In his speeches Shlomo tries to give listeners advice to help them pass the religious and personal tests in their own lives. Many people have approached him and described the strength they received from him.
Once Shlomo was an unwitting role model while speaking to a group of eighty Jewish high school kids in New York. He had brought his children with him and throughout the speech his daughter was sitting in the audience giggling and talking. His son was standing behind him. Shlomo began speaking about running the 40-yard dash, one of the measures of a football player’s speed. Just at that moment he sensed that his son was running dashes behind him! Shlomo tried as hard as he could not to look at him and retain his focus.
Suddenly his son fell and started screaming. One of the rabbis ran up to the stage, picked him up and brought him to the audience.
“I was boiling inside! They brought me in to give an inspirational speech, and here it was getting ruined!”
A little while later his son calmed down and brought him an open bottle of water. He approached from behind. Shlomo was speaking animatedly and was waving his hands. Suddenly he jerked his arm back and hit the bottle out of his son’s hand, splashing water everywhere! The speech had gone from bad to worse.
After the speech one of the rabbis approached Shlomo.
“I’m very impressed with how well you maintained your composure.”
Shlomo just smiled. (‘I was boiling inside. I was thinking never to bring my kids along again!’)
Shlomo has also succeeded in being a source of inspiration for his former teammates. From time to time he’ll meet up with them and they marvel at the composure and personal strength he now has, which he attributes solely to his religious growth.

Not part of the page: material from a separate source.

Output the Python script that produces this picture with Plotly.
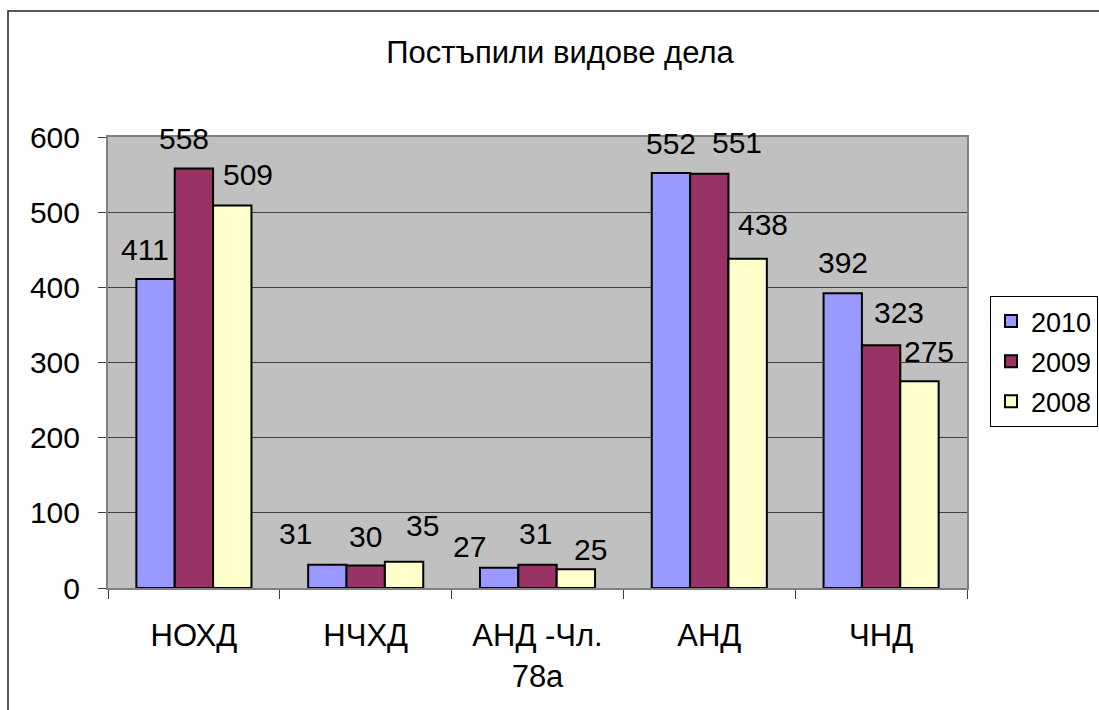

Last year Shlomo was invited by the Dallas Cowboys to the twenty-year reunion of Super Bowl XXVII. He and other teammates, as well as players from Super Bowl XXII, were honored in a special event on the field at halftime.
“I wanted to be there on the field with my yarmulka on. Being a football player, not observant, and now wearing a yarmulka, it gave me a great sense of pride.”
After the game the previous and current players joined up for a party in a hall below the stadium. In the middle of the party, Head Coach Jason Garret entered. He ignored the people crowding around him wanting to speak to him, instead scanning the room. His eyes met Shlomo’s and made a beeline to him. The two men had played together years earlier, but they had not seen each other in a long time.
“You are like a legend around here,” Jason said.
(“I thought, ‘I wasn’t such a great football player to be a legend around here.'”)
“You’re always welcome here, we’re so happy that you came,” the coach continued. “I can only imagine how much wisdom and knowledge you’ve gathered over the years.”
The Dallas Cowboys Assistant PR Director standing behind him perked up. “But Coach, you went to Princeton!”
“Yes, but it’s not the same as what he has learned.”
Those words made a deep impression on Shlomo, and indeed they have been his objective throughout his speaking career: recognizing the personal growth and insight he has achieved through his religious development and using them to inspire others. He has learned that it’s not athletic victories and physical prowess that the real Head Coach demands, but one’s internal strength and personal growth that matter. That’s the playbook that’s now leading Shlomo’s life.